Owner-reliance is therefore not the root concern; it is merely the most visible proxy for something larger: concentration of judgment. When all strategic direction lives in one head, the buyer assumes execution risk remains unpriced. The same dynamic applies to firms with sprawling initiative sets, product creep, or half-adjacent expansions justified only by “customers asked for it.” The fear is not mismanagement. The fear is diffusion.

For investors, confidence is not a feeling; it is infrastructure. It shows up in routinized decisions, reliable reporting cadence, constraint-aware capital allocation, and a recognizably bounded strategy. Growth, in that context, is not a hope but a process, and what many owners call exit readiness is simply the point at which the operating system becomes legible to a buyer. The more predictable the process, the narrower the haircut.

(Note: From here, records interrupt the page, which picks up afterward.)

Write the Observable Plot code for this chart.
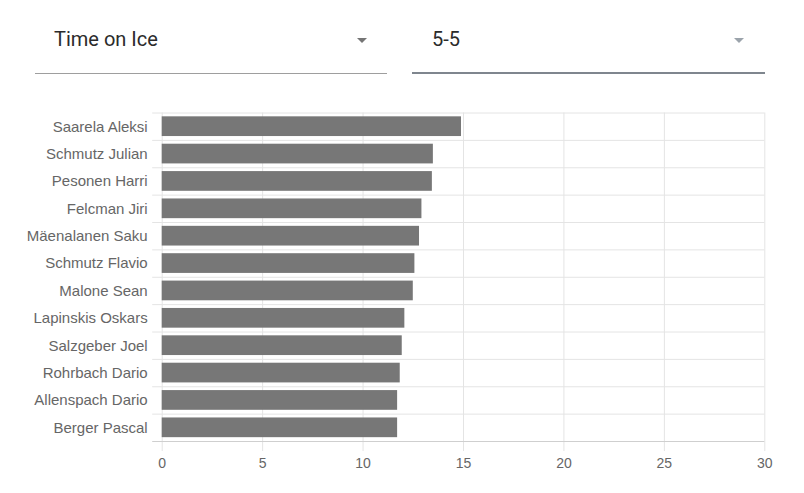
<!DOCTYPE html>
<html>
<head>
<meta charset="utf-8">
<script src="https://cdn.jsdelivr.net/npm/d3@7"></script>
<script src="https://cdn.jsdelivr.net/npm/@observablehq/plot@0.6"></script>
<style>
  html, body { margin: 0; padding: 0; background: #fff; }
  #page { position: relative; width: 804px; height: 493px; overflow: hidden; }
  .sel-text { position: absolute; top: 27px; line-height: 24px; font-family: Roboto, sans-serif; font-size: 20px; color: #2b2b2b; white-space: nowrap; }
  .arrow { position: absolute; width: 0; height: 0; border-left: 5px solid transparent; border-right: 5px solid transparent; border-top: 5px solid #757575; }
  .line { position: absolute; }
  #chart { position: absolute; left: 0; top: 100px; }
  #chart svg { display: block; }
</style>
</head>
<body>
<div id="page">
  <div class="sel-text" id="metric" style="left:54px;"></div>
  <div class="arrow" style="left:357px; top:38px;"></div>
  <div class="line" style="left:35px; top:73px; width:352px; height:1px; background:#9e9e9e;"></div>

  <div class="sel-text" id="situation" style="left:432px;"></div>
  <div class="arrow" style="left:734px; top:38px; border-top-color:#9ba3ab;"></div>
  <div class="line" style="left:412px; top:72px; width:353px; height:2px; background:#7f868e;"></div>

  <div id="chart"></div>
</div>
<script>
const metricLabel = "Time on Ice";
const situationLabel = "5-5";

const names = [
  "Saarela Aleksi", "Schmutz Julian", "Pesonen Harri", "Felcman Jiri",
  "Mäenalanen Saku", "Schmutz Flavio", "Malone Sean", "Lapinskis Oskars",
  "Salzgeber Joel", "Rohrbach Dario", "Allenspach Dario", "Berger Pascal"
];
const values = [14.9, 13.5, 13.45, 12.93, 12.81, 12.58, 12.5, 12.08, 11.95, 11.85, 11.72, 11.72];
const xTicks = [0, 5, 10, 15, 20, 25, 30];

document.getElementById("metric").textContent = metricLabel;
document.getElementById("situation").textContent = situationLabel;

const data = names.map((name, i) => ({name, value: values[i]}));

const W = 804, H = 393, mT = 12.5, mB = 52, mL = 161.7, mR = 39.7;
const step = (H - mT - mB) / names.length;
const grid = "#e4e4e4";

const chart = Plot.plot({
  width: W,
  height: H,
  marginTop: mT,
  marginBottom: mB,
  marginLeft: mL,
  marginRight: mR,
  style: {fontFamily: "'Liberation Sans', Arial, sans-serif", background: "transparent", overflow: "visible"},
  x: {domain: [0, 30], ticks: xTicks, label: null},
  y: {domain: names, paddingInner: 0.28, paddingOuter: 0.14, round: false, label: null},
  marks: [
    Plot.ruleX(xTicks, {x: d => d, stroke: grid, strokeWidth: 1, insetBottom: -10}),
    Plot.ruleY(names, {y: d => d, dy: -step / 2, stroke: grid, insetLeft: -9.5}),
    Plot.barX(data, {x: "value", y: "name", fill: "#777777"}),
    Plot.ruleY([names[names.length - 1]], {y: d => d, dy: step / 2, stroke: "#cfcfcf", insetLeft: -9.5}),
    Plot.axisX({ticks: xTicks, tickSize: 0, tickPadding: 17, fontSize: 14, fill: "#666", label: null}),
    Plot.axisY({tickSize: 0, tickPadding: 14.5, fontSize: 15, fill: "#666", label: null})
  ]
});
document.getElementById("chart").appendChild(chart);
</script>
</body>
</html>
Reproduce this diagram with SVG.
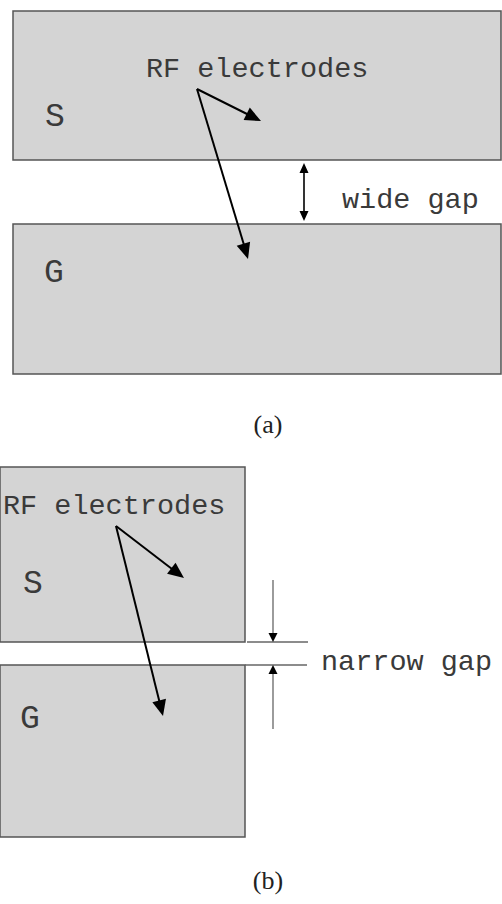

This is why the best offers do not reward scale so much as clarity. A smaller firm with a defensible core and visible path to systematized expansion will often outprice a larger firm with a blurred identity. Size without focus is not resilience. It is leverage without a thesis.

The market’s selectivity is frequently misread as stinginess. It is better understood as underwriting discipline. When capital is choosy, ambiguity is expensive. What is being purchased is not the last twelve months of performance but the institutional momentum of the next thirty-six.

In the end, what is being priced is legibility.

A company easy to read is a company easy to scale.